Oscar Isaac, who plays the title role in the Coen brother’s latest film, Inside Llewyn Davis, draws comparison between Llewyn, a struggling folksinger, and Buster Keaton, who built his brand of slapstick comedy on his unflinching stoicism, played with a deadpan face. Isaac says of Davis, “he keeps pushing through, which makes us laugh.”
Llewyn tries to survive winter in New York and further his career as a musician, unknowingly on the cusp of the great folk revival of the ‘60’s, headed of course by Bob Dylan. Davis faces his unending travails with a stone face, breaking the façade only with the revealing and redemptive beauty of his music.
“Hang me oh hang me, and I’ll be dead and gone,” coos Davis in the Gaslight Café, circa ’61, “I wouldn’t mind the hanging but the laying in the grave so long, poor boy,” hints of Davis’ ambivalence to success or failure, it’s his static existence wearing him down.
Arguing over a coffee with the volatile Jean (played by Carey Mulligan), Llewyn accuses Jean and her boyfriend Jim (played by Justin Timberlake) of being careerists, compromising artistically for a house in the suburbs. “There are two groups of people,” Llewyn tells Jean, “those who divide the world into two groups of people, and-” “losers,” she interjects.
While Jim seems set for success with a catchy novelty space-race tune, Please Mr. Kennedy (a reference to Larry Verne’s 1960 chart topper, Mr. Custer, which sold over a million copies), Davis is about to break. He makes a last-ditch effort for success and hitches a ride to Chicago with an insensitive jazz musician and drug fiend, Roland Turner (brilliantly played by John Goodman). But when it comes to the crux, Davis’ understated, melancholic tune doesn’t reek of bankability.
Perhaps this also why the film was disgracefully overlooked by the academy in this years Oscar nominations, providing an unwelcome antidote to the vulgarity of Wolf of Wall Street and American Hustle, having received fifteen nominations between them.
Much of the film is based on the life of Dave van Ronk, revered by greats like Joni Mitchell and Dylan himself as a supremely talented musician. Van Ronk never achieved great success despite the popularity of the folk revival. Dylan even ripped van Ronk’s arrangement of the folk song House of the Rising Sun without credit, an anecdote alluded to with a tightly executed crossover of Davis’ “Fare Thee Well” with Dylan’s.

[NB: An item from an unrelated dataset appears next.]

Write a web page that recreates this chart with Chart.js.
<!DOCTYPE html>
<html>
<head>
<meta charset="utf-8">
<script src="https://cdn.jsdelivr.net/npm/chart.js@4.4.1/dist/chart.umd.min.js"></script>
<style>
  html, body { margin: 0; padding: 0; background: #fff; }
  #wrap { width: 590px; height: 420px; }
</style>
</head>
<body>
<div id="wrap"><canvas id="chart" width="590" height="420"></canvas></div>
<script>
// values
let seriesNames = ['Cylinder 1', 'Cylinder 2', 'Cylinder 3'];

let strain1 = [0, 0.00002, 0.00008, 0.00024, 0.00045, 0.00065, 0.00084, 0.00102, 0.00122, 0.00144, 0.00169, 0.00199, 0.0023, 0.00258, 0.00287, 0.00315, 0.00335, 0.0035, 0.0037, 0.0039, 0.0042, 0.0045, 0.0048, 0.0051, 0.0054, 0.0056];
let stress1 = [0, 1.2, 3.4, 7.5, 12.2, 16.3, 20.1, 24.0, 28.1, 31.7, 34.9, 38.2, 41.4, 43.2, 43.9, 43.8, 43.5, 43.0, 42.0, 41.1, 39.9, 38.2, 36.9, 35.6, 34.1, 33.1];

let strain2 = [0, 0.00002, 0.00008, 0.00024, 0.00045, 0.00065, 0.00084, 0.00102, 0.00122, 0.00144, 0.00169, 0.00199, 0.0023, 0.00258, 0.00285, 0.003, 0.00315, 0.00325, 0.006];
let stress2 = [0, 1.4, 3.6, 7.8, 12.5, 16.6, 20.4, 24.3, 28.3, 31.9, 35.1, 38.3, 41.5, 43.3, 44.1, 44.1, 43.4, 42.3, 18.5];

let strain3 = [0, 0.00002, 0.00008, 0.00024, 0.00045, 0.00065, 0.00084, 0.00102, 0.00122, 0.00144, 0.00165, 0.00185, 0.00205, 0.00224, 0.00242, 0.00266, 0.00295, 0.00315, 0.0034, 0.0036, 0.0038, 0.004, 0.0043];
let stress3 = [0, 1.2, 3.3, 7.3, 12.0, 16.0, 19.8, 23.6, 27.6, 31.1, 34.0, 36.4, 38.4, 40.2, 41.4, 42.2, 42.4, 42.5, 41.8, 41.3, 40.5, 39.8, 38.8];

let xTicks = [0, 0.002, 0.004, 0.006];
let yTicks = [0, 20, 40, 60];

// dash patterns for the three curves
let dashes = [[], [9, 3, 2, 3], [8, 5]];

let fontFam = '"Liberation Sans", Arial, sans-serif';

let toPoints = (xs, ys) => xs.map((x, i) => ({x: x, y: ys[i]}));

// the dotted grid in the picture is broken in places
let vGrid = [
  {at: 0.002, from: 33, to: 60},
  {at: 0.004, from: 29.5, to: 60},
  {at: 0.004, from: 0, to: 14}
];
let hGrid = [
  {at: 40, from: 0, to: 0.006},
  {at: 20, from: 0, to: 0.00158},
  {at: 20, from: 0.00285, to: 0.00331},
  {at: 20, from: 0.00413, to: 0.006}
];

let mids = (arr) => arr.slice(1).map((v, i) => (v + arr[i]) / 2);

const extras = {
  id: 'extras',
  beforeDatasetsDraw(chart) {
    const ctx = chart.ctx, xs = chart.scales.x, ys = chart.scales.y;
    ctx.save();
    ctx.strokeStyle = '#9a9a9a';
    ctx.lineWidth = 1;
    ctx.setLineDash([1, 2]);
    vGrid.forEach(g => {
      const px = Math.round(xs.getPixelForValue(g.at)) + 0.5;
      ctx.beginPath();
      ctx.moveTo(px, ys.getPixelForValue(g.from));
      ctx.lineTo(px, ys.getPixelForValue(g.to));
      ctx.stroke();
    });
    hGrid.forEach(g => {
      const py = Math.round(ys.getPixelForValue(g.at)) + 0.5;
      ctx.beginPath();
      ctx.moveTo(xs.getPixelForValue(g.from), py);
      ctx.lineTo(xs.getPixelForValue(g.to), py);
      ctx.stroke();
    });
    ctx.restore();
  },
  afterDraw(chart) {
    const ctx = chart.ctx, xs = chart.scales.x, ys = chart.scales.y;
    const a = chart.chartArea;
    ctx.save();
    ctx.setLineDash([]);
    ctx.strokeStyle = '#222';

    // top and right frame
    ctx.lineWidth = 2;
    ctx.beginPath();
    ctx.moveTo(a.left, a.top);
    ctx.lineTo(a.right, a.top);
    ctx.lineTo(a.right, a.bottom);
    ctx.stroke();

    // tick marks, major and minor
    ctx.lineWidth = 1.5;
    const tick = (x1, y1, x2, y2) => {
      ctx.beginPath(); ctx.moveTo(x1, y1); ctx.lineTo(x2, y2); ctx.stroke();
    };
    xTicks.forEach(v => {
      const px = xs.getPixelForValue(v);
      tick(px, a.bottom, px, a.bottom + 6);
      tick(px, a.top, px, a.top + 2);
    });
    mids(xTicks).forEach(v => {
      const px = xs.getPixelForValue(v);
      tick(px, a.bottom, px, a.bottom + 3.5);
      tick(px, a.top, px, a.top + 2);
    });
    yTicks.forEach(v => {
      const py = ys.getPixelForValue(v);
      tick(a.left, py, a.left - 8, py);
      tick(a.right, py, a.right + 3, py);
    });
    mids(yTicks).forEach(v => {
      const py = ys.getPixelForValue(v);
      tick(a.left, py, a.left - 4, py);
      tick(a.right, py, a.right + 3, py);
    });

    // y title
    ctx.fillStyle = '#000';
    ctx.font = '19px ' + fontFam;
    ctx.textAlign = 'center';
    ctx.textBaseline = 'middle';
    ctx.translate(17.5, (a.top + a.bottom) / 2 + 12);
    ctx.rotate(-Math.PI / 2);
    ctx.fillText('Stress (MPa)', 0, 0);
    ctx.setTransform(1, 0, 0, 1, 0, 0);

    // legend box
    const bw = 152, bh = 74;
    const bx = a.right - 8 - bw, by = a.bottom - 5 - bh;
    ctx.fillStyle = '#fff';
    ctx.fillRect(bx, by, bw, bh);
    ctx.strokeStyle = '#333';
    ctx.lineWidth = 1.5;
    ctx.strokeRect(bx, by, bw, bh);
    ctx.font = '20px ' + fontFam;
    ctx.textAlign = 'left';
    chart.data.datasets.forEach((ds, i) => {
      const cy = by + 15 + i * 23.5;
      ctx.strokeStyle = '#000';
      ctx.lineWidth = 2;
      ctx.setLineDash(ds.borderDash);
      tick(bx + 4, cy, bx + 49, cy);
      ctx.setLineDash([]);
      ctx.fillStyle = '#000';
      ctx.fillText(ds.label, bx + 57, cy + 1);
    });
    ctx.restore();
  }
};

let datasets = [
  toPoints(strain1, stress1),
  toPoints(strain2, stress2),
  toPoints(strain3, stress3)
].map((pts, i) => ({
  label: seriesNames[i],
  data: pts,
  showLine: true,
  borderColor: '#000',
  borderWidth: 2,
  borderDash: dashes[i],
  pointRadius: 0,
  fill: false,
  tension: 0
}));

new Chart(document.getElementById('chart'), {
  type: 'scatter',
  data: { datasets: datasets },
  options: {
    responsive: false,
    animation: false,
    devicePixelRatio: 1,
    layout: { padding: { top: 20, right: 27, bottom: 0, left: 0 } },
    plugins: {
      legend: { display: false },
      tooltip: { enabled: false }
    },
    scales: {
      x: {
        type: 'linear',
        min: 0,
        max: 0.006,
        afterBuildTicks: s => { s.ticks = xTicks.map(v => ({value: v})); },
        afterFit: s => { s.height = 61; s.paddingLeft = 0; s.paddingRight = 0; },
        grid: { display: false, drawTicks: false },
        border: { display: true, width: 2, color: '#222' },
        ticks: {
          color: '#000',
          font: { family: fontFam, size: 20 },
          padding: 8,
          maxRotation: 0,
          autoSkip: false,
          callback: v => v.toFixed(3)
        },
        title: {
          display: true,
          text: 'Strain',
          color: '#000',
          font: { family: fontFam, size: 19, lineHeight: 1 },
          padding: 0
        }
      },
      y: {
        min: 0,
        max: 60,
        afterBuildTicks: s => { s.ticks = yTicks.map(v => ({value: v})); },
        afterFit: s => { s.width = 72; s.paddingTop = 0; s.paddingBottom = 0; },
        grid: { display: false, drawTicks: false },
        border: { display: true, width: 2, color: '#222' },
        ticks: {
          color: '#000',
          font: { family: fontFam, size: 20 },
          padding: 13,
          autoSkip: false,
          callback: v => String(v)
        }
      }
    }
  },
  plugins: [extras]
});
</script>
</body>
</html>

Llewyn’s name channels van Ronk’s Irish heritage (despite his Dutch name), hinting at an authentic folk music tradition deliberately obscured by Dylan in his rebranding to honour his favourite poet, Dylan Thomas, from his Jewish surname of Zimmerman. Llewyn Davis and Dave van Ronk offer the “inside” (the Coen brother’s even using the title of van Ronk’s album), rather than indulging in Dylan’s sophisticated self-creation. Their refusal to compromise lands them up exactly where they started, the Coen brother’s cleverly bookending the film to frame the stasis.
The de-saturated colour and glowing hues of the cinematography create a stunning, bleak picture of 1960’s New York. Ethan Coen cited the famous cover of Freewheelin’ Bob Dylan as an inspiration for creating, [quote] “a grey, slushy New York in the winter.”
A heated argument between Jean and Llewyn is set against the cold, picturesque grandeur of the Washington Arch. The precision is trademark Coen brothers – Washington Square Park was where van Ronk learnt to fingerpick, and the site of the so-called “Beatnik Riot,” where 500 musicians and supporters gathered to protest the city’s crackdown on public performance in ’61.
The soundtrack encapsulates the varied musical influences on new-wave folk at the time, before Dylan became the definition. Isaac is a captivating performer, a stellar front to a brilliant cast, restrained and understated; you’re drawn to the enigma. Frustrating, but you can’t help but root for him.
Definitely worth seeing at the movies, you can still catch Inside Llewyn Davis at Hoyts Cinema Paris at Fox Studios and Dendy Newtown.